This is a more complicated economic problem than most people understand and/or are willing to address. The basic complaint goes like this: "I have a job involving lots of training, yet technology threatens to perform my job better than I can. Therefore, I will starve." This misses the technological solutions to problems as well as the fundamental economics of labor. Something few people consider is that 95% of any given job can be done by any given person... but the 5% of the job that can't is filled with peril and dire consequences (as well as towering opportunities for artistry and mastery). It stands to reason that 95% of any job, then, can be automated... but that supervision is necessary to cover the remaining 5%. That 95% number is straight from the department of made-up statistics, but technology has always turned laborers into supervisors. And yes: take the 95% number and theoretically you can reduce your workforce from 20 to one. But are you going to pay him 20x what he used to make? Now take those 19 people who you laid off in the name of productivity. You're producing just as much stuff as you used to - but for who? Assume every industry everywhere cut their workforce by 95%. If 95% of the population is unemployed and destitute, how are they going to buy your widgets? Jobs don't disappear, jobs change. "Tailor" went from "great job" to "shit job" to great job in 100 years. All clothes used to be hand-made; now just the "bespoke" shit is. McDonald's uses unskilled labor because it's cheaper than robots but Umami and their ilk use skilled labor because you can make a better burger if you know what you're doing, and you can charge for it. You just can't sell as many. Longer than what and for less of what? Because I had a job before the Internet or cell phones and I'm here to tell ya - a lot more work got done. You're right - you had less hours in the office and once you were free, you were legit free. But the foibles of the workplace experience aren't directly correlated with technological advancement. Technology changes everything. For every job it eliminates it creates one somewhere else. Is your job safe? No, of course not. But your continued employment has always been predicated on your ability to perform and your ability to adapt. Hasn't that always been true?From where I sit it seems like human capital keeps dropping in value. What sort of livelihood might be available to most folks when the bottom pretty much falls out?

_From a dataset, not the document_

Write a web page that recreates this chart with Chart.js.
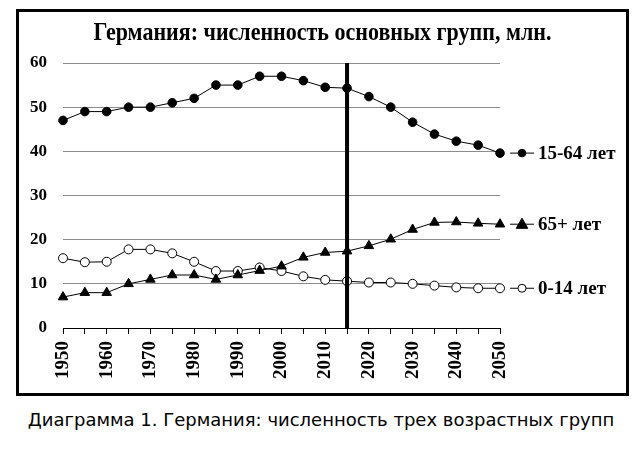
<!DOCTYPE html>
<html><head><meta charset="utf-8">
<script src="https://cdn.jsdelivr.net/npm/chart.js@4/dist/chart.umd.min.js"></script>
<style>
html,body{margin:0;padding:0;background:#fff;width:642px;height:453px;overflow:hidden}
#wrap{position:absolute;left:0;top:0;width:642px;height:400px}
#box{position:absolute;left:16px;top:9px;width:613px;height:387px;border:3px solid #000;box-sizing:border-box;pointer-events:none}
#title{position:absolute;left:16px;width:613px;top:18px;text-align:center;font-family:"Liberation Serif",serif;font-size:22px;font-weight:bold;color:#000;transform:scaleY(1.15);transform-origin:center top;line-height:24px}
#caption{position:absolute;left:0;width:642px;top:409px;text-align:center;font-family:"DejaVu Sans",sans-serif;font-size:18px;color:#000}
</style></head><body>
<div id="wrap"><canvas id="c" width="642" height="400"></canvas></div>
<div id="box"></div>
<div id="title">Германия: численность основных групп, млн.</div>
<div id="caption">Диаграмма 1. Германия: численность трех возрастных групп</div>
<script>
const years = ['1950','1955','1960','1965','1970','1975','1980','1985','1990','1995','2000','2005','2010','2015','2020','2025','2030','2035','2040','2045','2050'];
const working = [47,49,49,50,50,51,52,55,55,57,57,56,54.5,54.3,52.4,50,46.6,43.9,42.3,41.4,39.6];
const elderly = [7,8,8,10,11,12,12,11,12,13,14,16,17.1,17.4,18.6,20.1,22.3,23.9,24,23.7,23.5];
const children = [15.8,14.9,15,17.8,17.8,16.9,15,12.9,12.9,13.7,12.9,11.7,10.9,10.6,10.3,10.3,10,9.6,9.2,9,9];
const seriesLabels = ['15-64 лет','65+ лет','0-14 лет'];
const markerYear = '2015';
const yTicks = [0,10,20,30,40,50,60];

const endLabels = {
  id:'endLabels',
  afterDatasetsDraw(chart){
    const ctx = chart.ctx;
    const xs = chart.scales.x, ys = chart.scales.y;
    const vx = xs.getPixelForValue(years.indexOf(markerYear));
    ctx.save();
    ctx.strokeStyle='#000'; ctx.lineWidth=4;
    ctx.beginPath(); ctx.moveTo(vx, ys.getPixelForValue(60)); ctx.lineTo(vx, ys.getPixelForValue(0)); ctx.stroke();
    chart.data.datasets.forEach((ds,i)=>{
      const meta = chart.getDatasetMeta(i);
      const last = meta.data[meta.data.length-1];
      const y = last.y;
      const x0 = last.x + 10;
      ctx.strokeStyle='#000'; ctx.lineWidth=1;
      ctx.beginPath(); ctx.moveTo(x0,y); ctx.lineTo(x0+24,y); ctx.stroke();
      const cx = x0+12;
      ctx.fillStyle = ds.pointBackgroundColor;
      ctx.beginPath();
      if(ds.pointStyle==='triangle'){
        const r = ds.pointRadius;
        ctx.moveTo(cx, y - r*1.1); ctx.lineTo(cx + r*1.05, y + r*0.75); ctx.lineTo(cx - r*1.05, y + r*0.75); ctx.closePath();
      } else {
        ctx.arc(cx,y,ds.pointRadius-0.5,0,Math.PI*2);
      }
      ctx.fill(); ctx.stroke();
      ctx.fillStyle='#000';
      ctx.font='bold 19px "Liberation Serif", serif';
      ctx.textBaseline='middle'; ctx.textAlign='left';
      ctx.fillText(ds.label, x0+28, y+1);
    });
    ctx.restore();
  }
};

new Chart(document.getElementById('c'),{
  type:'line',
  data:{labels:years,datasets:[
    {label:seriesLabels[0],data:working,borderColor:'#000',borderWidth:1,pointStyle:'circle',pointRadius:4.3,pointBackgroundColor:'#000',pointBorderColor:'#000',pointBorderWidth:1,tension:0},
    {label:seriesLabels[1],data:elderly,borderColor:'#000',borderWidth:1,pointStyle:'triangle',pointRadius:5.5,pointBackgroundColor:'#000',pointBorderColor:'#000',pointBorderWidth:1,tension:0},
    {label:seriesLabels[2],data:children,borderColor:'#000',borderWidth:1,pointStyle:'circle',pointRadius:4.5,pointBackgroundColor:'#fff',pointBorderColor:'#000',pointBorderWidth:1,tension:0}
  ]},
  options:{
    responsive:false,animation:false,
    layout:{padding:{top:63,right:142,left:0,bottom:0}},
    plugins:{legend:{display:false},title:{display:false},tooltip:{enabled:false}},
    scales:{
      x:{
        grid:{drawOnChartArea:false,drawTicks:true,tickLength:6,color:'#000',lineWidth:1},
        border:{display:true,color:'#000',width:1},
        ticks:{autoSkip:false,maxRotation:90,minRotation:90,padding:7,color:'#000',
          font:{family:'"Liberation Serif", serif',size:19,weight:'bold'},
          callback:(v,i)=> (i%2===0? years[i] : '')},
        afterFit:s=>{s.height=72;}
      },
      y:{
        min:0,max:60,
        afterBuildTicks:s=>{s.ticks=yTicks.map(v=>({value:v}));},
        grid:{drawTicks:false,color:ctx=> ctx.tick && ctx.tick.value===0 ? 'rgba(0,0,0,0)' : '#8c8c8c',lineWidth:1},
        border:{display:false},
        ticks:{padding:16,color:'#000',font:{family:'"Liberation Serif", serif',size:17,weight:'bold'}},
        afterFit:s=>{s.width=63;}
      }
    }
  },
  plugins:[endLabels]
});
</script>
</body></html>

We have often heard about how tech will increase quality of life and leisure. So far this is not bearing out. Everyone I know is working longer for less.
Great discussion. What I come to hubski.com for. It has always been true. But at the rate which change is now progressing, I wonder if that adaptation and reeducation can keep up for the multitudes. And if the new jobs will provide a living wage. And yes, a huge number of people unemployed/underemployed disrupts the economy. But I wonder if a lot of businesses now can even afford to look beyond the profits of the next couple quarters. As I understand it, most of the job growth in the US is taking place in low-wage occupations. This may relate more or less to the tech issue. As you point out, corporate policies may be contingent on other factors.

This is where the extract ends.